Il est bien certain qu'une pleine souveraineté pour un État ne s'exerce que s'il a le droit de placer des moyens militaires comme il l'entend, partout sur tout son territoire. L'auteur étudie le problème en juriste pour des îles grecques de mer Égée situées le long du territoire turc. Le seul problème est celui de l'opportunité de telles mesures dans un contexte politique gréco-turc qui n'est pas totalement serein. Il n'est pas question ici de prendre parti dans une discussion entre les deux parties intéressées mais de faire apparaître les problèmes qui se posent.
Le statut de démilitarisation de certaines îles grecques
Il a été précédemment exposé (1) pour le Dodécanèse (ce groupe d’une douzaine d’îles en Méditerranée orientale récupérées par la Grèce en vertu du traité de paix avec l’Italie de 1947) que la démilitarisation y édictée est devenue caduque de plein droit : il a suffi notamment de rappeler que celle-ci, appliquée comme à tous les territoires italiens conformément à la Charte de l’Atlantique d’août 1941 et à la Déclaration des Nations-Unies du 1er janvier 1942, a atteint son terme extinctif tel que prévu (point 8). En effet, étant essentiellement incompatible avec un « système plus large et permanent de sécurité générale », elle a nécessairement pris fin par l’accession de la Grèce et de la Turquie voisine, fin 1951, à l’Alliance Atlantique et à l’OTAN.
Mais il existe d’autres îles en mer Égée, aussi proches du littoral turc et des détroits des Dardanelles et qui ont été auparavant également démilitarisées en vertu de la convention et du traité de Lausanne de 1923 : ce sont d’une part Lemnos et Samothrace, d’autre part Mitylène, Chios, Samos et Nikaria. L’enjeu stratégique de ces îles sous souveraineté grecque étant fort important pour la défense du monde libre, il convient d’examiner quel est le sort actuel de ces démilitarisations en droit international.
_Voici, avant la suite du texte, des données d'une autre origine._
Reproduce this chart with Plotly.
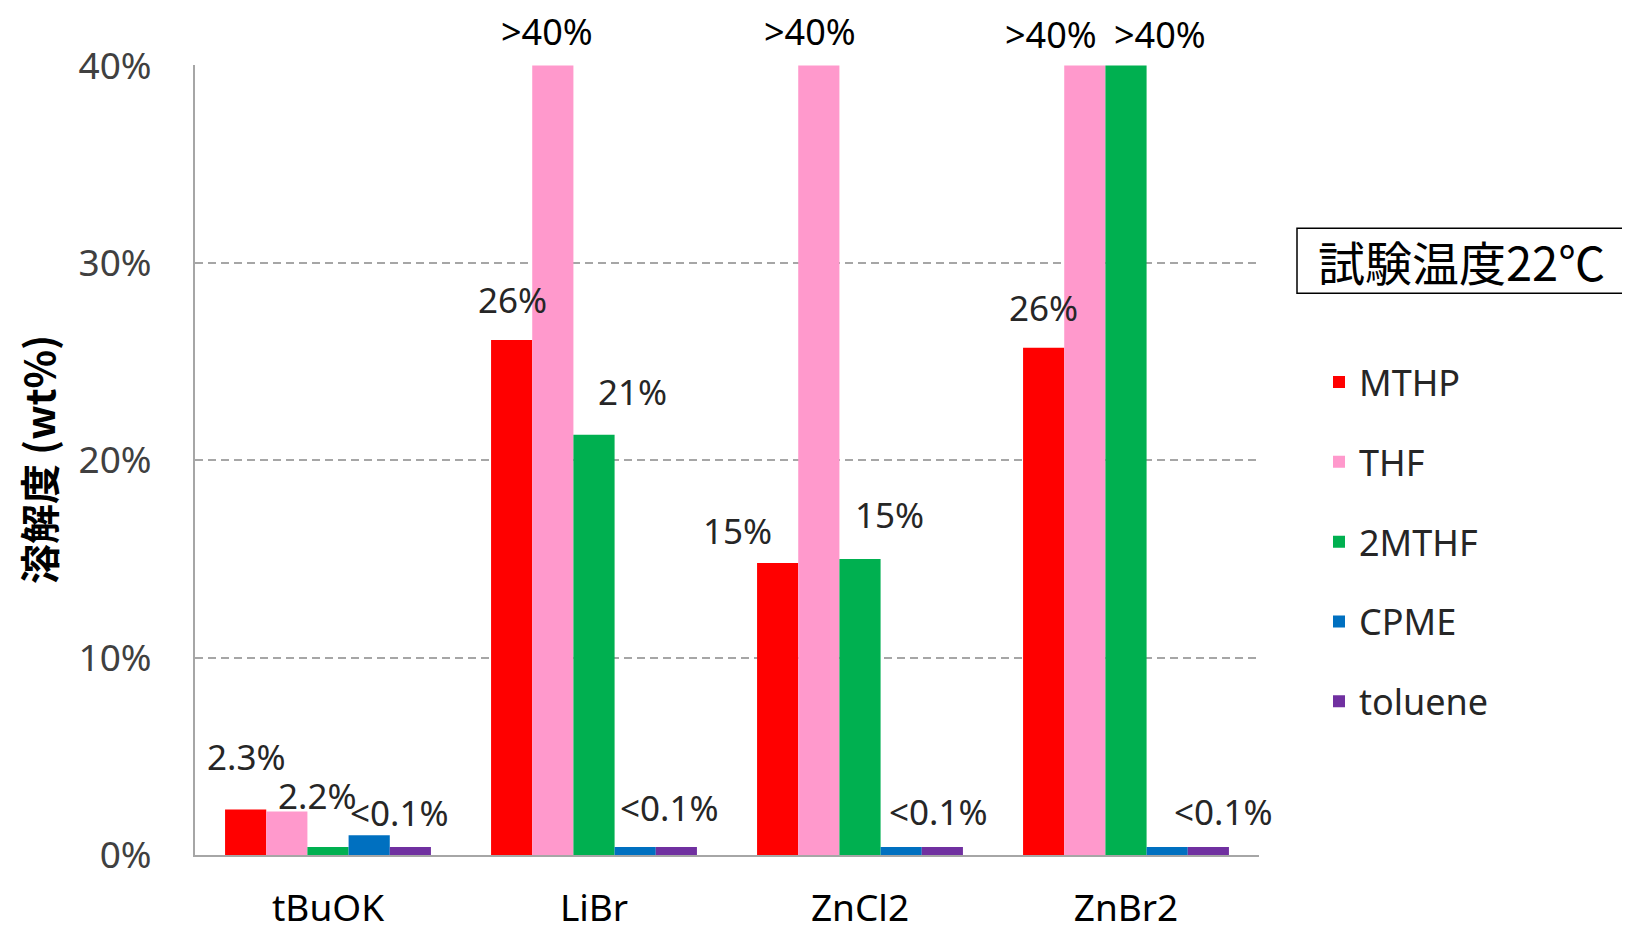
import plotly.graph_objects as go

categories = ["tBuOK", "LiBr", "ZnCl2", "ZnBr2"]
series_names = ["MTHP", "THF", "2MTHF", "CPME", "toluene"]
mthp = [2.3, 26.1, 14.8, 25.7]
thf = [2.2, 40.0, 40.0, 40.0]
mthf2 = [0.4, 21.3, 15.0, 40.0]
cpme = [1.0, 0.4, 0.4, 0.4]
toluene = [0.4, 0.4, 0.4, 0.4]
colors = ["#FF0000", "#FF99CC", "#00B050", "#0070C0", "#7030A0"]

y_tickvals = [0, 10, 20, 30, 40]
y_ticktext = ["0%", "10%", "20%", "30%", "40%"]

# data-label texts and their placement (category index, y value)
label_texts = ["26%", "21%", "15%", "15%", "26%",
               "2.3%", "2.2%", "<0.1%", "<0.1%", "<0.1%", "<0.1%"]
label_x = [0.693, 1.146, 1.541, 2.112, 2.691,
           -0.308, -0.039, 0.270, 1.283, 2.296, 3.367]
label_y = [28.17, 23.49, 16.45, 17.24, 27.75,
           4.99, 3.0, 2.155, 2.42, 2.21, 2.21]

# labels for bars that exceed the axis top
over_texts = [">40%", ">40%", ">40%", ">40%"]
over_x = [0.822, 1.811, 2.718, 3.129]
over_shift = [34, 34, 31, 31]

# page has an 8px body margin; work in target screen pixels
OFF = 8
W, H = 1630 - OFF, 933 - OFF
L, R, T, B = 195 - OFF, 1259 - OFF, 64.5 - OFF, 855.5 - OFF


def px_x(p):
    return (p - OFF - L) / (R - L)


def px_y(p):
    return (B - (p - OFF)) / (B - T)


fig = go.Figure()
for name, vals, col in zip(series_names, [mthp, thf, mthf2, cpme, toluene], colors):
    fig.add_trace(go.Bar(
        x=categories, y=vals, name=name, marker_color=col,
        marker_line_width=0, legendgroup=name,
    ))

annotations = []
for t, x, y in zip(label_texts, label_x, label_y):
    annotations.append(dict(
        x=x, y=y, xref="x", yref="y", text=t, showarrow=False,
        font=dict(family="Noto Sans", size=35, color="#262626"),
        xanchor="center", yanchor="middle",
    ))
for t, x, s in zip(over_texts, over_x, over_shift):
    annotations.append(dict(
        x=x, y=40, xref="x", yref="y", yshift=s, text=t, showarrow=False,
        font=dict(family="Noto Sans", size=36, color="#000000"),
        xanchor="center", yanchor="middle",
    ))

annotations.append(dict(
    x=px_x(38), y=px_y(460), xref="paper", yref="paper",
    text="<b>溶解度 (wt%)</b>", textangle=-90, showarrow=False,
    font=dict(family="Noto Sans CJK JP", size=40, color="#000000"),
    xanchor="center", yanchor="middle",
))
annotations.append(dict(
    x=px_x(1316), y=px_y(260), xref="paper", yref="paper",
    text="試験温度22℃", showarrow=False,
    font=dict(family="Noto Sans CJK JP", size=47, color="#000000"),
    xanchor="left", yanchor="middle",
))

fig.update_layout(
    width=W, height=H,
    margin=dict(l=L, r=W - R, t=T, b=H - B, pad=0, autoexpand=False),
    paper_bgcolor="white", plot_bgcolor="white",
    barmode="group", bargap=0.226, bargroupgap=0,
    font=dict(family="Noto Sans", color="#404040"),
    annotations=annotations,
    shapes=[dict(
        type="rect", xref="paper", yref="paper",
        x0=px_x(1297), x1=px_x(1629), y0=px_y(293), y1=px_y(228),
        line=dict(color="#000000", width=1.5), fillcolor="rgba(0,0,0,0)",
    )],
    legend=dict(
        x=px_x(1319), y=px_y(352), xanchor="left", yanchor="top",
        font=dict(family="Noto Sans", size=36, color="#262626"),
        tracegroupgap=30, bgcolor="rgba(0,0,0,0)", borderwidth=0,
    ),
    showlegend=True,
)

fig.update_yaxes(
    range=[0, 40.03], tickvals=y_tickvals, ticktext=y_ticktext,
    tickfont=dict(family="Noto Sans", size=37, color="#404040"),
    showgrid=True, gridcolor="#A6A6A6", gridwidth=1.5, griddash="8px,5px",
    showline=True, linecolor="#A6A6A6", linewidth=2,
    zeroline=False, ticks="", ticklabelstandoff=34, automargin=False,
)
fig.update_xaxes(
    range=[-0.5, 3.5],
    tickfont=dict(family="Noto Sans", size=37, color="#000000"),
    showline=True, linecolor="#A6A6A6", linewidth=2,
    ticks="", ticklabelstandoff=20, showgrid=False, automargin=False,
)

fig.write_html("out.html")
Y a-t-il aussi, pour les îles précitées, comme pour le Dodécanèse, un droit acquis, en faveur de la Grèce et de l’OTAN, et erga omnes, y a-t-il même un devoir pour la sauvegarde de la paix que de les remilitariser ? Y avait-il un motif légitime de ne pas inclure l’île de Lemnos dans les exercices d’automne 1982 de l’OTAN en mer Égée, ce qui a provoqué leur annulation ?
La situation d’origine d’après les traités
C’est à la suite des guerres balkaniques, que la Grèce et la Turquie ont confié aux six puissances alliées la charge de régler le sort et de départager les îles de la mer Égée. Ainsi le traité de Londres du 17/30 mai 1913 (article 5) et le traité d’Athènes du 1/14 novembre 1913 (article 15) ont donné lieu, en exécution de ces dispositions, à une décision prise le 13 février 1914 par la conférence de Londres, notifiée aux gouvernements hellénique et turc : la quasi-totalité des îles en litige était attribuée à la Grèce, avec cependant l’obligation pour celle-ci de ne pas fortifier certaines seulement d’entre elles.